Aparentemente, se o Presidente fala de um amplo debate do projecto de Constituição que definiria qual das modalidades a adoptar – o sufrágio indirecto ou o sufrágio directo e universal – viventes que somos dentro de um país democrático (que, como compreendemos, dá os seus primeiros passos depois de uma guerra prolongada) não nos deveríamos preocupar agora com este assunto aguardando a vez das discussões. O tempo e o espaço que dispomos para abordar esta questão não nos dão latitude para grandes divagações teóricas sobre as vantagens e desvantagens de uma ou outra opção. Mas há que referir, sem ambiguidades, que há duas preocupações urgentes que essas colocações levantam:

I. No quadro da Lei Constitucional que rege actualmente o país, a próxima Constituição não deve alterar a modalidade de eleição por sufrágio «universal, directo secreto», como o é claramente atestado pela alínea d) do seu artigo 159º, que estabelece os limites materiais da aprovação da «Constituição de Angola». É preciso acrescentar – para não nos atermos a uma visão meramente positivista da lei – que as próximas eleições presidenciais estão intimamente ligadas às passadas eleições legislativas (com que poderiam até ser simultâneas) e criaram, no âmbito da ordem constitucional vigente, expectativas político-jurídicas (caso do anúncio de candidaturas independentes) que seriam incompreensivelmente frustradas.

II. A referência a uma ampla discussão de uma Constituição que definiria uma modalidade de eleição diferente da actual, para além de ser ela (a Constituição) a condicionar a elaboração de um calendário, induz a ideia da possibilidade de adiamento das eleições presidenciais, para lá de 2009, pela complexidade que um debate dessa natureza implica; o que, a meu ver, não ajudaria nada a consumar, num horizonte temporal conveniente, o corrente processo de normalização da vida política,económica e social, de que o Presidente da República e o MPLA têm sido os grandes timoneiros, com a colaboração de todos outros principais agentes políticos e da sociedade civil angolana, com repercussões bastante positivas no plano internacional.

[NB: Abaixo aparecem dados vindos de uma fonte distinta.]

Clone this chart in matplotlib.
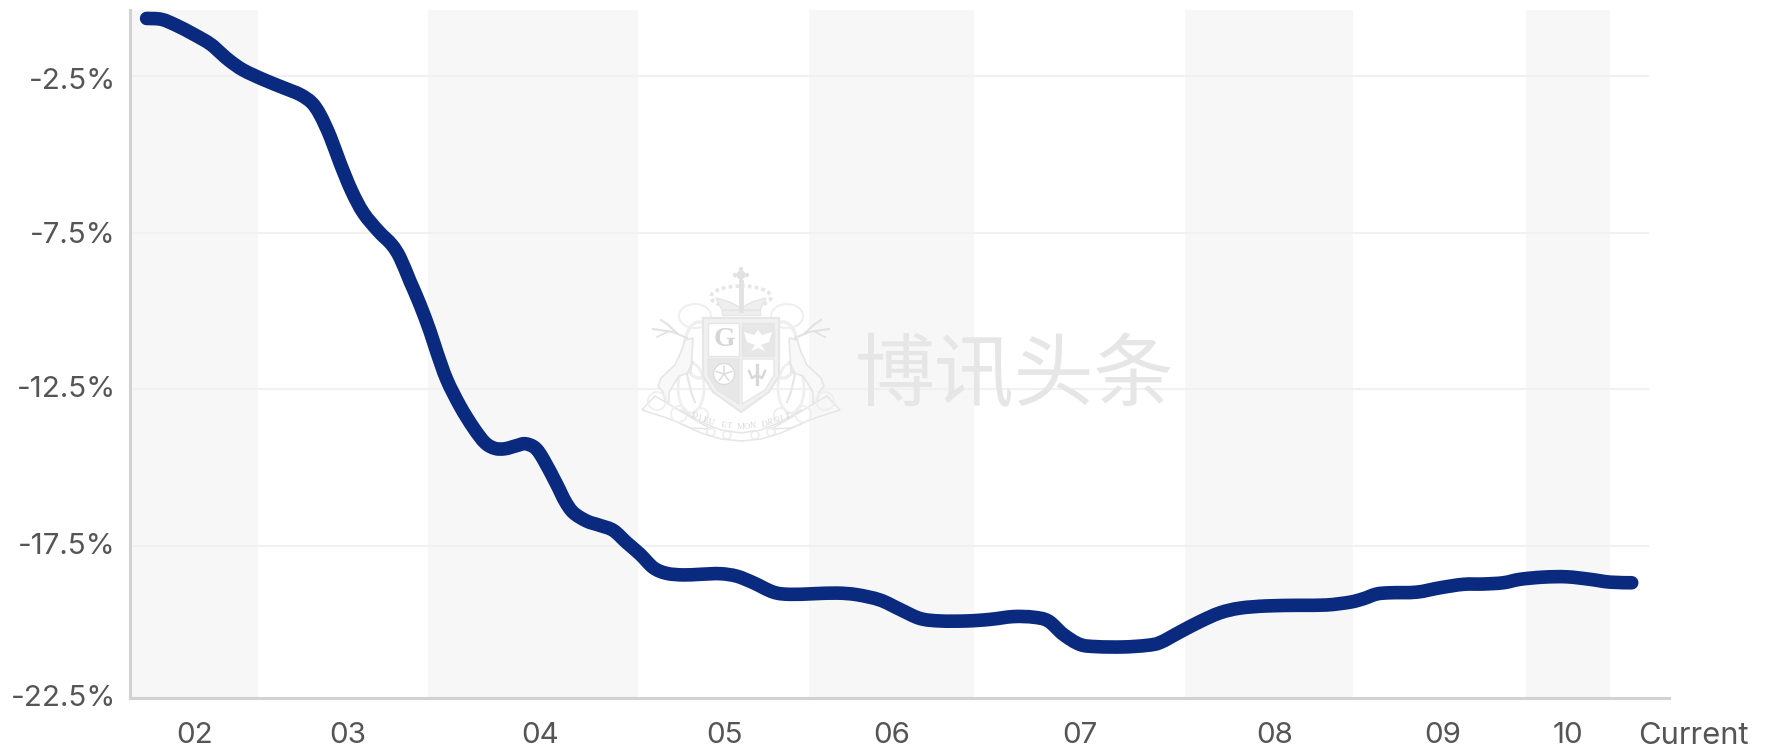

Resumindo-me, e sem entrar, como referi acima, na profundidade das vantagens e desvantagens de uma ou outra modalidade de eleição presidencial, fico-me – e não acho pouco – na quase consternação, perante a eventualidade de um cenário que, mesmo possível, em termos políticos, em face da esmagadora maioria do partido no poder, configuraria uma situação de «golpe jurídico-constitucional» que não gostaria que fosse encorajado por ninguém, especialmente pelo MPLA, que não me parece necessitar dessa manobra tão perigosa para fazer valer a vitória do seu candidato natural às presidenciais já comprometidas para 2009.